(Records with drawing code)
+-------+

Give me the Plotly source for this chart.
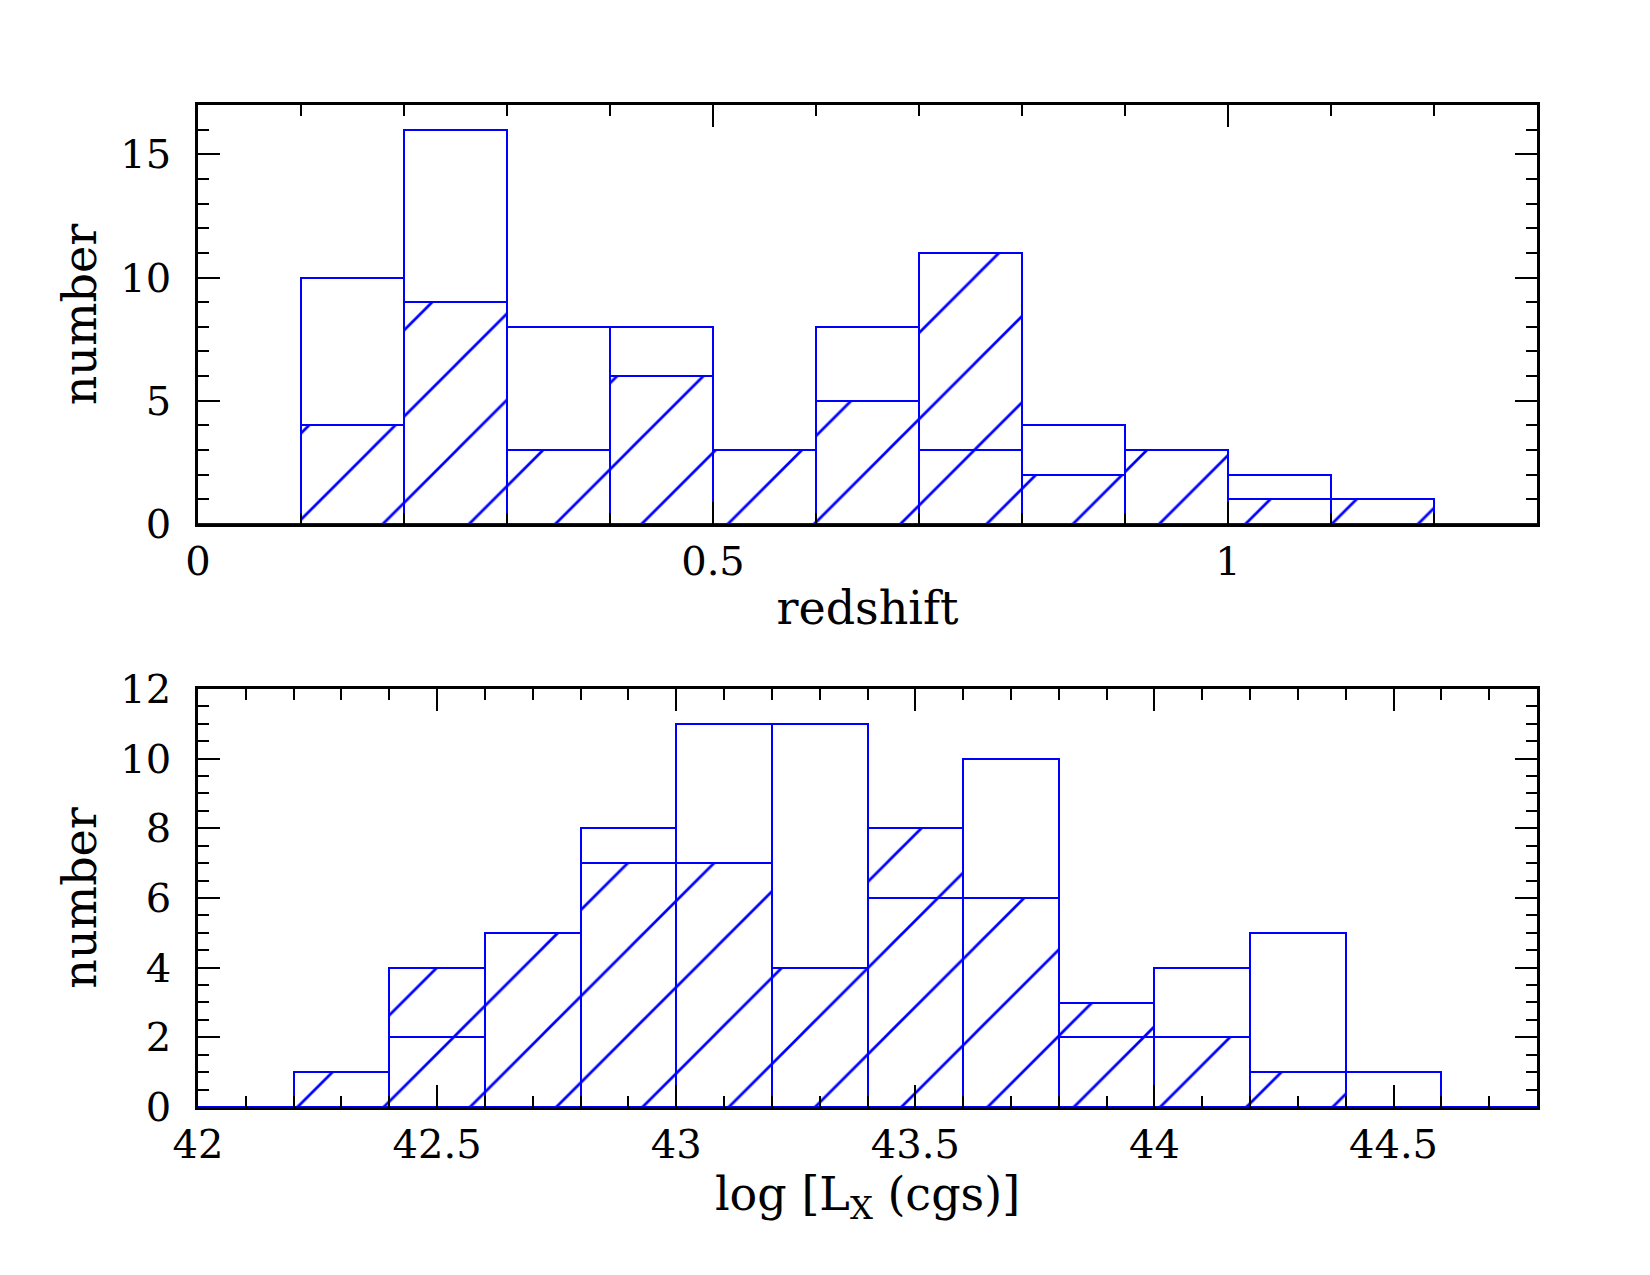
import plotly.graph_objects as go

# ---- data ----
z_left = [0.0, 0.1, 0.2, 0.3, 0.4, 0.5, 0.6, 0.7, 0.8, 0.9, 1.0, 1.1, 1.2]
z_open = [0, 10, 16, 8, 8, 3, 8, 3, 4, 3, 2, 1, 0]
z_hatch = [0, 4, 9, 3, 6, 3, 5, 11, 2, 3, 1, 1, 0]
z_width = 0.1

lx_left = [42.0, 42.2, 42.4, 42.6, 42.8, 43.0, 43.2, 43.4, 43.6, 43.8, 44.0, 44.2, 44.4, 44.6]
lx_open = [0, 1, 2, 5, 8, 11, 11, 6, 10, 2, 4, 5, 1, 0]
lx_hatch = [0, 1, 4, 5, 7, 7, 4, 8, 6, 3, 2, 1, 0, 0]
lx_width = 0.2

BLUE = "rgb(0,0,255)"
FONT = "DejaVu Serif"

fig = go.Figure()


def add_hist(left, counts, width, hatch, xa, ya):
    pattern = dict(shape="/", size=61, solidity=0.045, fgcolor=BLUE,
                   bgcolor="rgba(0,0,0,0)", fillmode="replace") if hatch else dict(shape="")
    fig.add_trace(go.Bar(
        x=left, y=counts, width=[width] * len(left), offset=0,
        marker=dict(color="rgba(0,0,0,0)", line=dict(color=BLUE, width=2), pattern=pattern),
        xaxis=xa, yaxis=ya, showlegend=False, hoverinfo="skip"))


add_hist(z_left, z_hatch, z_width, True, "x", "y")
add_hist(z_left, z_open, z_width, False, "x", "y")
add_hist(lx_left, lx_hatch, lx_width, True, "x2", "y2")
add_hist(lx_left, lx_open, lx_width, False, "x2", "y2")

axis_common = dict(
    showline=True, linecolor="black", linewidth=2.5, mirror="allticks",
    ticks="inside", ticklen=22, tickwidth=2, tickcolor="black",
    showgrid=False, zeroline=False, automargin=False,
    tickfont=dict(family=FONT, size=40, color="black"),
    title_font=dict(family=FONT, size=46, color="black"),
)
minor_common = dict(ticklen=11, tickwidth=2, tickcolor="black", ticks="inside")

fig.update_layout(
    width=1650, height=1275,
    paper_bgcolor="white", plot_bgcolor="white",
    margin=dict(l=190, r=121, t=97, b=176),
    barmode="overlay", bargap=0,
    xaxis=dict(axis_common, domain=[0, 1], range=[0, 1.3], dtick=0.5, tick0=0,
               minor=dict(minor_common, dtick=0.1),
               ticklabelstandoff=0, title=dict(text="redshift", standoff=10), anchor="y"),
    yaxis=dict(axis_common, domain=[0.5818, 1], range=[0, 17], dtick=5, tick0=0,
               minor=dict(minor_common, dtick=1),
               ticklabelstandoff=16, title=dict(text="number", standoff=10), anchor="x"),
    xaxis2=dict(axis_common, domain=[0, 1], range=[42, 44.8], dtick=0.5, tick0=42,
                minor=dict(minor_common, dtick=0.1),
                ticklabelstandoff=0, title=dict(text="log [L<sub>X</sub> (cgs)]", standoff=9), anchor="y2"),
    yaxis2=dict(axis_common, domain=[0, 0.4172], range=[0, 12], dtick=2, tick0=0,
                minor=dict(minor_common, dtick=0.5),
                ticklabelstandoff=16, title=dict(text="number", standoff=10), anchor="x2"),
)

fig.write_html("out.html")
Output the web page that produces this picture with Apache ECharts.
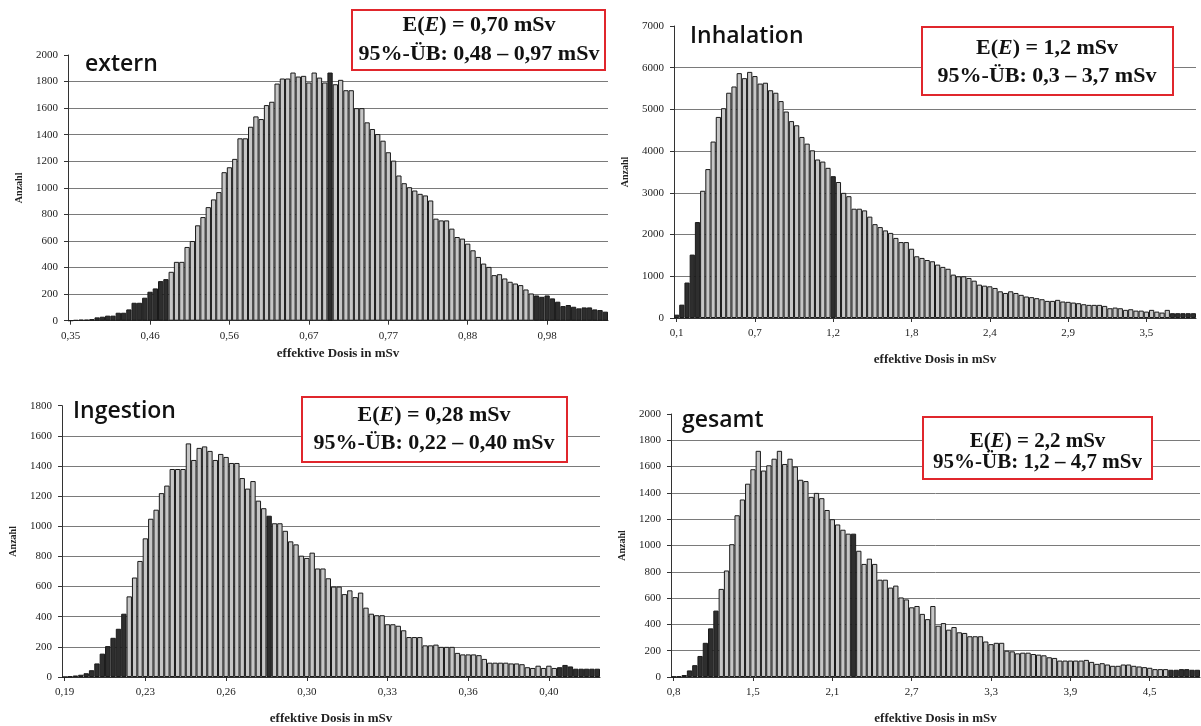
<!DOCTYPE html>
<html><head><meta charset="utf-8">
<script src="https://cdn.jsdelivr.net/npm/echarts@6/dist/echarts.min.js"></script>
<style>html,body{margin:0;padding:0;background:#fff;}#c{width:1201px;height:726px;}</style>
</head><body><div id="c"></div>
<script>
// ---------- DATA ----------
const externValues = [1,5,8,8,12,25,30,38,38,60,60,85,135,135,173,218,243,298,313,
  368,443,443,555,600,718,780,855,913,968,1118,1155,1218,1373,1373,1460,1538,1518,1623,1648,1785,1823,1823,1868,1838,1843,1793,1868,1830,1793,
  1868,
  1780,1813,1735,1735,1600,1600,1493,1443,1405,1355,1268,1205,1093,1035,1005,980,955,943,905,768,755,755,693,630,618,580,530,480,430,405,343,350,318,293,280,268,235,205,
  190,180,190,168,143,110,118,105,93,100,100,85,80,68];
const externDark = [[0,18],[49,49],[88,101]];
const externTicks = ['0,35','0,46','0,56','0,67','0,77','0,88','0,98'];

const inhalationValues = [80,320,850,1520,2300,
  3050,3570,4230,4820,5030,5400,5550,5870,5750,5900,5800,5620,5640,5460,5400,5200,4950,4720,4620,4340,4180,4020,3800,3750,3600,
  3400,
  3260,3000,2920,2620,2620,2580,2430,2250,2180,2100,2040,1920,1820,1820,
  1660,1480,1440,1390,1360,1280,1225,1180,1040,1000,1000,960,895,800,775,760,720,640,600,640,600,555,515,500,475,450,410,410,435,395,387,370,355,330,315,315,315,290,234,250,234,195,210,177,177,153,195,153,130,195,
  115,115,115,115,115];
const inhalationDark = [[0,4],[30,30],[95,99]];
const inhalationTicks = ['0,1','0,7','1,2','1,8','2,4','2,9','3,5'];

const ingestionValues = [0,5,10,15,25,45,90,155,205,260,320,420,
  535,660,770,920,1050,1110,1220,1270,1380,1380,1380,1550,1440,1520,1530,1500,1440,1480,1460,1420,1420,1320,1250,1300,1170,1120,
  1070,
  1020,1020,970,900,880,
  805,790,825,720,720,655,600,600,550,575,530,560,460,420,410,410,350,350,340,310,265,265,265,210,210,215,200,200,200,160,150,150,150,145,120,95,95,95,95,90,90,85,65,60,75,60,75,60,
  65,80,70,55,55,55,55,55];
const ingestionDark = [[0,11],[38,38],[92,99]];
const ingestionTicks = ['0,19','0,23','0,26','0,30','0,33','0,36','0,40'];

const gesamtValues = [3,5,15,50,90,160,260,370,505,
  670,810,1010,1230,1350,1470,1580,1720,1570,1610,1660,1720,1620,1660,1600,1500,1490,1370,1400,1360,1270,1200,1160,1120,1090,
  1090,
  960,860,900,860,740,740,680,695,605,590,530,
  540,480,440,540,390,410,360,380,340,335,310,310,310,270,250,260,260,200,195,180,185,185,175,170,165,150,145,125,125,125,125,125,130,115,100,105,95,85,85,95,95,85,80,75,70,60,60,60,
  55,55,60,60,55,55];
const gesamtDark = [[0,8],[34,34],[94,99]];
const gesamtTicks = ['0,8','1,5','2,1','2,7','3,3','3,9','4,5'];

const titles = ['extern','Inhalation','Ingestion','gesamt'];
const meanTexts = ['0,70 mSv','1,2 mSv','0,28 mSv','2,2 mSv'];
const rangeTexts = ['95%-ÜB: 0,48 – 0,97 mSv','95%-ÜB: 0,3 – 3,7 mSv','95%-ÜB: 0,22 – 0,40 mSv','95%-ÜB: 1,2 – 4,7 mSv'];
const yMax = [2000,7000,1800,2000];
const yStep = [200,1000,200,200];
const xName = 'effektive Dosis in mSv';
const yName = 'Anzahl';
const labelEvery = 15;

// ---------- LAYOUT / STYLE ----------
const LIGHT = '#c6c6c6', DARK = '#2e2e2e', EDGE = '#1a1a1a';
const SERIF = '"Liberation Serif","Times New Roman",serif';
const panels = [
  {vals: externValues, dark: externDark, ticks: externTicks, grid:{left:68, top:55, width:540, height:265.7}, nameGap:26, box:{x:352,y:10,w:253,h:60,cx:479,l1:25.5,l2:54.5,fs:22}, title:{x:85,y:64.5}},
  {vals: inhalationValues, dark: inhalationDark, ticks: inhalationTicks, grid:{left:674, top:26, width:522, height:292}, nameGap:35, box:{x:922,y:27,w:251,h:68,cx:1047,l1:48,l2:76,fs:22}, title:{x:690,y:36.5}},
  {vals: ingestionValues, dark: ingestionDark, ticks: ingestionTicks, grid:{left:62, top:405.7, width:538, height:272.6}, nameGap:35, box:{x:302,y:397,w:265,h:65,cx:434,l1:415,l2:443.5,fs:22}, title:{x:73,y:411}},
  {vals: gesamtValues, dark: gesamtDark, ticks: gesamtTicks, grid:{left:671, top:414, width:529, height:264.3}, nameGap:35, box:{x:923,y:417,w:229,h:62,cx:1037.5,l1:441.5,l2:462.5,fs:21}, title:{x:682,y:420.5}}
];

function isDark(ranges, i){ return ranges.some(r => i >= r[0] && i <= r[1]); }

const option = {
  animation: false,
  backgroundColor: '#fff',
  grid: [], xAxis: [], yAxis: [], series: [], graphic: []
};

panels.forEach((p, k) => {
  option.grid.push(Object.assign({containLabel:false}, p.grid));
  const cats = p.vals.map((v, i) => String(i));
  option.xAxis.push({
    type: 'category', gridIndex: k, data: cats, boundaryGap: true,
    axisLine: {show: true, lineStyle: {color: '#333', width: 1}},
    axisTick: {show: true, interval: labelEvery - 1, alignWithLabel: true, length: 4, lineStyle:{color:'#333'}},
    axisLabel: {interval: labelEvery - 1, margin: 10, color: '#222', fontFamily: SERIF, fontSize: 11,
      formatter: (v, idx) => p.ticks[Math.round(idx / labelEvery)] || ''},
    splitLine: {show: false},
    name: xName, nameLocation: 'middle', nameGap: p.nameGap,
    nameTextStyle: {fontFamily: SERIF, fontWeight: 'bold', fontSize: 13, color: '#222'}
  });
  option.yAxis.push({
    type: 'value', gridIndex: k, min: 0, max: yMax[k], interval: yStep[k],
    axisLine: {show: true, lineStyle: {color: '#333', width: 1}},
    axisTick: {show: true, length: 4, lineStyle:{color:'#333'}},
    axisLabel: {margin: 10, color: '#222', fontFamily: SERIF, fontSize: 11, formatter: v => String(v)},
    splitLine: {show: true, showMaxLine: false, lineStyle: {color: '#7a7a7a', width: 1}},
    name: yName, nameLocation: 'middle', nameGap: 44, nameRotate: 90,
    nameTextStyle: {fontFamily: SERIF, fontWeight: 'bold', fontSize: 10, color: '#222'}
  });
  option.series.push({
    type: 'bar', xAxisIndex: k, yAxisIndex: k, barCategoryGap: '0%', silent: true,
    itemStyle: {color: LIGHT, borderColor: EDGE, borderWidth: 1},
    data: p.vals.map((v, i) => isDark(p.dark, i) ? {value: v, itemStyle: {color: DARK}} : v)
  });
  option.graphic.push({type:'text', x: p.title.x, y: p.title.y, z: 50,
    style: {text: titles[k], fontFamily: '"Open Sans","Noto Sans",sans-serif', fontWeight: 600, fontSize: 23, fill: '#111', align: 'left', verticalAlign: 'middle'}});
  const b = p.box;
  option.graphic.push({type:'rect', z: 60, shape:{x: b.x, y: b.y, width: b.w, height: b.h},
    style:{fill:'#fff', stroke:'#e0262c', lineWidth: 2}});
  option.graphic.push({type:'text', z: 61, x: b.cx, y: b.l1,
    style:{text: '{n|E(}{i|E}{n|) = ' + meanTexts[k] + '}', align:'center', verticalAlign:'middle',
      rich:{n:{fontFamily: SERIF, fontWeight:'bold', fontSize: b.fs, fill:'#111'},
            i:{fontFamily: SERIF, fontWeight:'bold', fontStyle:'italic', fontSize: b.fs, fill:'#111'}}}});
  option.graphic.push({type:'text', z: 61, x: b.cx, y: b.l2,
    style:{text: rangeTexts[k], align:'center', verticalAlign:'middle',
      fontFamily: SERIF, fontWeight:'bold', fontSize: b.fs, fill:'#111'}});
});

const chart = echarts.init(document.getElementById('c'), null, {renderer: 'canvas'});
chart.setOption(option);
</script>
</body></html>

+-------+

- [AIM OF THE TASK]: Identify the lines that contain the string "this", and copy every one of them.

- [SOLVED PROBLEM]:
Give me the Plotly source for this chart.
Output the web page that produces this picture with Apache ECharts.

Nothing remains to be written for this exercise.